Media compression standards have reached a plateau in terms of the rate-distortion-complexity trade-off, limiting the ability to offload expensive AI perception to the cloud in applications like robotics, wearables, and remote sensing. DNN-based codecs improve compression efficiency, but at a cost: they cannot easily adapt to large changes in available bitrate, and real-time encoding requires expensive, power-hungry GPUs that prohibit use on low-cost or resource-constrained platforms. To address these limitations, we propose a novel autoencoding framework (FRAPPE) that uses the Full input to predict the Residual output via a Projection Pursuit Encoder.

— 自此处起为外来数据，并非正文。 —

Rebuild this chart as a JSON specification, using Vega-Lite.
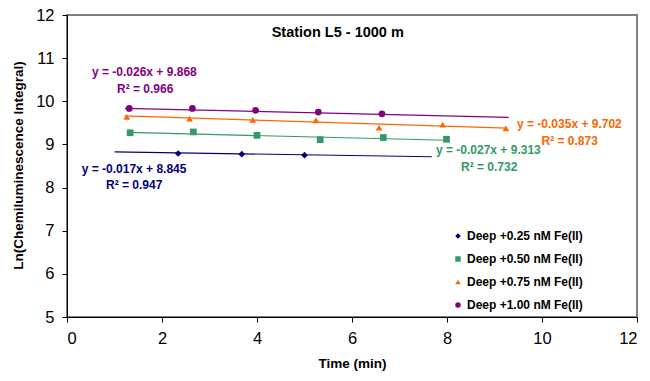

FRAPPE's encoding objective naturally sorts latent channels by importance, allowing zero-overhead variable-rate coding. Unlike RNN-based learned codecs, whose encoder consumes the previous reconstruction's residual, or RVQ-style codecs, whose codebooks must be applied sequentially, FRAPPE's analysis path is an embarrassingly parallel DAG of independent input projections. Using FRAPPE, we build a variable-rate RGB image codec (FRAPPE-Image), and evaluate its rate-distortion-complexity trade-off against standard image codecs. At high compression ratios (approx. 0.1 bpp) FRAPPE-Image provides higher perceptual quality than AVIF with 47 times faster encoding, making it capable of real-time 1080p, 30fps CPU-only encoding. Our code and pre-trained models are available: https://github.com/UT-SysML/FRAPPE .